▶ **Set exercise**
All lines holding the string "this" are to be shown.

##############################

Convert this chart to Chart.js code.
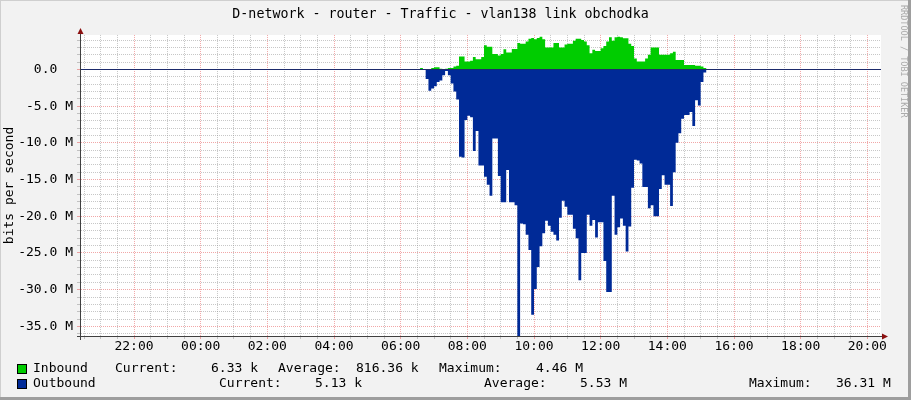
<!DOCTYPE html>
<html>
<head>
<meta charset="utf-8">
<script src="https://cdn.jsdelivr.net/npm/chart.js@4.4.1/dist/chart.umd.min.js"></script>
<style>
  html, body { margin: 0; padding: 0; background: #f2f2f2; }
  canvas { display: block; }
</style>
</head>
<body>
<canvas id="chart" width="911" height="400"></canvas>
<script>
// 5 minute samples, first one at 06:30, values in Mbit/s
const sampleStart = '06:30';
const sampleStepMin = 5;

const inbound = [
  0, 0, 0.2, 0, 0, 0, 0.2, 0.3, 0.3, 0.1,
  0, 0.1, 0.2, 0.2, 0.4, 0.5, 1.75, 1.75, 1.1, 1.1,
  1.2, 1.7, 1.4, 1.4, 1.7, 3.3, 3.1, 3.1, 2.1, 2.1,
  1.9, 2.1, 2.75, 2.3, 2.3, 2.8, 2.8, 3.6, 3.5, 3.5,
  3.8, 4.2, 4.3, 4.1, 4.3, 4.46, 4.1, 3.0, 3.0, 3.0,
  3.6, 3.6, 3.0, 3.0, 3.4, 3.5, 3.5, 3.9, 4.2, 4.2,
  4.0, 3.8, 3.3, 2.2, 2.7, 2.5, 2.5, 2.9, 3.2, 3.8,
  4.4, 3.9, 4.4, 4.46, 4.4, 4.25, 4.25, 3.5, 3.2, 1.5,
  1.1, 1.1, 1.1, 1.5, 2.0, 3.0, 3.0, 3.0, 2.0, 2.0,
  2.0, 2.0, 2.2, 2.4, 1.3, 1.3, 1.3, 0.6, 0.6, 0.6,
  0.6, 0.5, 0.5, 0.4, 0.2, 0.05, 0
];

// outbound is plotted below the axis
const outbound = [
  0, 0, 0, 0, 1.3, 2.9, 2.6, 2.3, 1.7, 1.5,
  0.8, 0.2, 0.8, 1.9, 3.0, 4.1, 11.9, 12.0, 6.9, 6.3,
  6.5, 11.1, 8.4, 13.1, 13.1, 14.6, 15.7, 17.2, 9.4, 9.4,
  14.5, 18.1, 18.1, 13.7, 18.1, 18.1, 18.5, 36.31, 21.0, 21.1,
  22.5, 24.6, 33.4, 29.9, 26.9, 24.1, 22.3, 20.6, 21.3, 22.1,
  22.5, 23.3, 20.2, 17.9, 18.7, 19.8, 19.8, 21.7, 23.0, 28.7,
  25.0, 25.0, 19.8, 21.3, 20.5, 22.9, 20.8, 20.8, 26.1, 30.3,
  30.3, 17.2, 22.5, 21.5, 20.3, 21.3, 24.8, 21.4, 16.1, 12.3,
  12.4, 12.8, 16.0, 16.0, 18.9, 18.5, 20.0, 20.0, 16.3, 14.4,
  15.7, 15.7, 18.6, 14.0, 10.0, 8.7, 6.7, 6.2, 6.2, 5.8,
  7.7, 4.2, 4.9, 1.7, 0.4, 0.05, 0
];

const hourLabels = ['22:00', '00:00', '02:00', '04:00', '06:00', '08:00',
  '10:00', '12:00', '14:00', '16:00', '18:00', '20:00'];
const yLabelValues = [0, -5, -10, -15, -20, -25, -30, -35];

const seriesNames = ['Inbound', 'Outbound'];
const seriesColors = ['#00cc00', '#002a97'];
const currentStats = ['6.33 k', '5.13 k'];
const averageStats = ['816.36 k', '5.53 M'];
const maximumStats = ['4.46 M', '36.31 M'];

// time window shown: 24h ending 20:24
const windowStartMin = -215.4;
const windowEndMin = windowStartMin + 1440;

const GRID = 'rgba(143,143,143,0.5)';
const MGRID = 'rgba(225,60,60,0.45)';

function toMin(hhmm) {
  const [h, m] = hhmm.split(':').map(Number);
  let v = h * 60 + m;
  if (v > windowEndMin) v -= 1440;
  return v;
}

const t0 = toMin(sampleStart);
const hourTickMap = new Map(hourLabels.map(l => [toMin(l), l]));

const rrdFrame = {
  id: 'rrdFrame',
  beforeDraw(chart) {
    const { ctx, chartArea: a } = chart;
    ctx.save();
    ctx.fillStyle = '#f2f2f2';
    ctx.fillRect(0, 0, chart.width, chart.height);
    ctx.fillStyle = '#ffffff';
    ctx.fillRect(a.left, a.top, a.right - a.left, a.bottom - a.top);
    ctx.restore();
  },
  afterDraw(chart) {
    const { ctx, chartArea: a } = chart;
    const y0 = Math.round(chart.scales.y.getPixelForValue(0)) + 0.5;
    ctx.save();
    // zero line
    ctx.strokeStyle = '#1c2a6b';
    ctx.lineWidth = 1;
    ctx.beginPath();
    ctx.moveTo(a.left, y0);
    ctx.lineTo(a.right, y0);
    ctx.stroke();

    // axes
    ctx.strokeStyle = '#404040';
    ctx.beginPath();
    ctx.moveTo(a.left - 0.5, a.top - 3);
    ctx.lineTo(a.left - 0.5, a.bottom + 4);
    ctx.moveTo(a.left - 4, a.bottom + 0.5);
    ctx.lineTo(a.right + 3, a.bottom + 0.5);
    ctx.stroke();

    // arrows
    ctx.fillStyle = '#8b1010';
    ctx.beginPath();
    ctx.moveTo(a.left - 0.5, a.top - 7);
    ctx.lineTo(a.left - 3.5, a.top - 1);
    ctx.lineTo(a.left + 2.5, a.top - 1);
    ctx.closePath();
    ctx.fill();
    ctx.beginPath();
    ctx.moveTo(a.right + 7, a.bottom + 0.5);
    ctx.lineTo(a.right + 1, a.bottom - 2.5);
    ctx.lineTo(a.right + 1, a.bottom + 3.5);
    ctx.closePath();
    ctx.fill();

    // legend
    ctx.font = "13px 'DejaVu Sans Mono'";
    ctx.textBaseline = 'middle';
    ctx.textAlign = 'left';
    const rows = [
      { y: 369, xs: [33, 115, 211, 278, 356, 439, 536] },
      { y: 384, xs: [33, 219, 315, 484, 580, 749, 836] }
    ];
    rows.forEach((r, i) => {
      ctx.fillStyle = seriesColors[i];
      ctx.fillRect(17, r.y - 5, 10, 10);
      ctx.strokeStyle = '#000';
      ctx.strokeRect(17.5, r.y - 4.5, 9, 9);
      ctx.fillStyle = '#000';
      const parts = [seriesNames[i], 'Current:', currentStats[i], 'Average:',
        averageStats[i], 'Maximum:', maximumStats[i]];
      parts.forEach((p, j) => ctx.fillText(p, r.xs[j], r.y));
    });

    // watermark
    ctx.save();
    ctx.translate(903, 5);
    ctx.rotate(Math.PI / 2);
    ctx.font = "8.5px 'DejaVu Sans Mono'";
    ctx.fillStyle = '#aaaaaa';
    ctx.textBaseline = 'middle';
    ctx.fillText('RRDTOOL / TOBI OETIKER', 0, 0);
    ctx.restore();

    // 3d frame
    ctx.fillStyle = '#cfcfcf';
    ctx.fillRect(0, 0, chart.width, 1);
    ctx.fillRect(0, 0, 1, chart.height);
    ctx.fillStyle = '#9e9e9e';
    ctx.fillRect(chart.width - 3, 0, 3, chart.height);
    ctx.fillRect(0, chart.height - 3, chart.width, 3);
    ctx.restore();
  }
};

Chart.defaults.font.family = "'DejaVu Sans Mono', monospace";
Chart.defaults.font.size = 13;
Chart.defaults.color = '#000';

new Chart(document.getElementById('chart'), {
  type: 'line',
  data: {
    datasets: [
      {
        label: seriesNames[0],
        data: inbound.map((v, i) => ({ x: t0 + i * sampleStepMin, y: v })),
        stepped: 'after',
        fill: 'origin',
        backgroundColor: seriesColors[0],
        borderColor: 'rgba(0,0,0,0)',
        borderWidth: 0,
        pointRadius: 0
      },
      {
        label: seriesNames[1],
        data: outbound.map((v, i) => ({ x: t0 + i * sampleStepMin, y: -v })),
        stepped: 'after',
        fill: 'origin',
        backgroundColor: seriesColors[1],
        borderColor: 'rgba(0,0,0,0)',
        borderWidth: 0,
        pointRadius: 0
      }
    ]
  },
  options: {
    responsive: false,
    animation: false,
    events: [],
    layout: { padding: { left: 0, right: 30, top: 0, bottom: 0 } },
    plugins: {
      legend: { display: false },
      tooltip: { enabled: false },
      title: {
        display: true,
        text: 'D-network - router - Traffic - vlan138 link obchodka',
        font: { size: 13.3, weight: 'normal' },
        color: '#000',
        padding: { top: 7, bottom: 12 }
      }
    },
    scales: {
      x: {
        type: 'linear',
        min: windowStartMin,
        max: windowEndMin,
        z: 1,
        afterFit: (s) => { s.height = 64; },
        afterBuildTicks: (s) => {
          const t = [];
          for (let m = -210; m <= windowEndMin; m += 30) t.push({ value: m });
          s.ticks = t;
        },
        ticks: {
          autoSkip: false,
          maxRotation: 0,
          padding: 0,
          callback: (v) => hourTickMap.get(v) || ''
        },
        grid: {
          color: (c) => (c.tick && c.tick.value % 120 === 0 ? MGRID : GRID),
          tickLength: 3,
          lineWidth: 1
        },
        border: { display: false, dash: [1, 1] }
      },
      y: {
        min: -36.31,
        max: 4.70,
        z: 1,
        afterFit: (s) => { s.width = 81; },
        afterBuildTicks: (s) => {
          const t = [];
          for (let v = -36; v <= 4; v += 1) t.push({ value: v });
          s.ticks = t;
        },
        ticks: {
          autoSkip: false,
          padding: 4,
          callback: (v) => {
            if (!yLabelValues.includes(v)) return '';
            return v === 0 ? '0.0  ' : v.toFixed(1) + ' M';
          }
        },
        grid: {
          color: (c) => (c.tick && c.tick.value % 5 === 0 ? MGRID : GRID),
          tickLength: 4,
          lineWidth: 1
        },
        border: { display: false, dash: [1, 1] },
        title: {
          display: true,
          text: 'bits per second',
          font: { size: 13 },
          padding: { top: 2, bottom: 0 }
        }
      }
    }
  },
  plugins: [rrdFrame]
});
</script>
</body>
</html>
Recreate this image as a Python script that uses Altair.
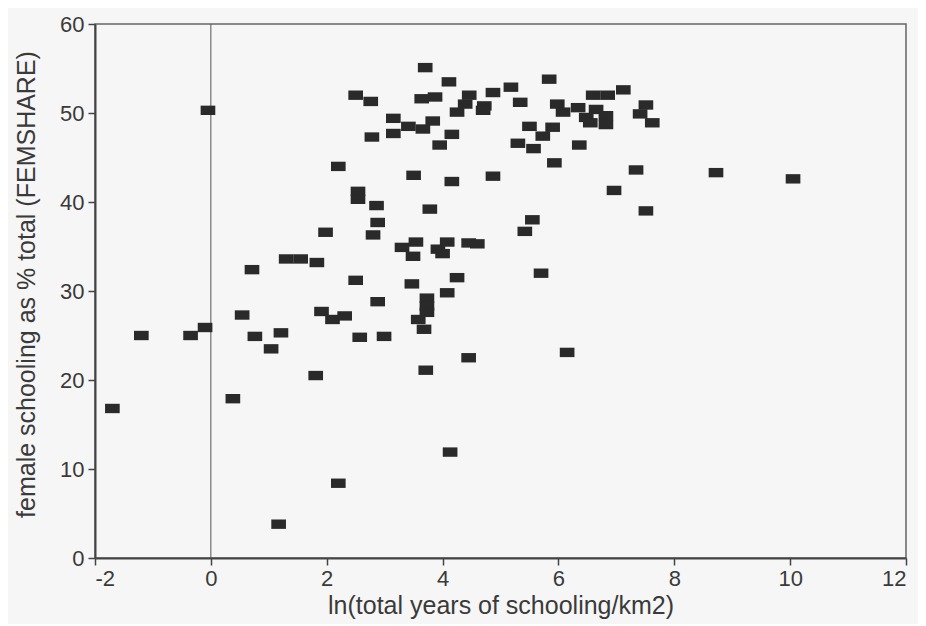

##############################

▶ **Response to the exercise**
Convert this chart to Chart.js code.
Recreate this image as a Python script that uses Altair.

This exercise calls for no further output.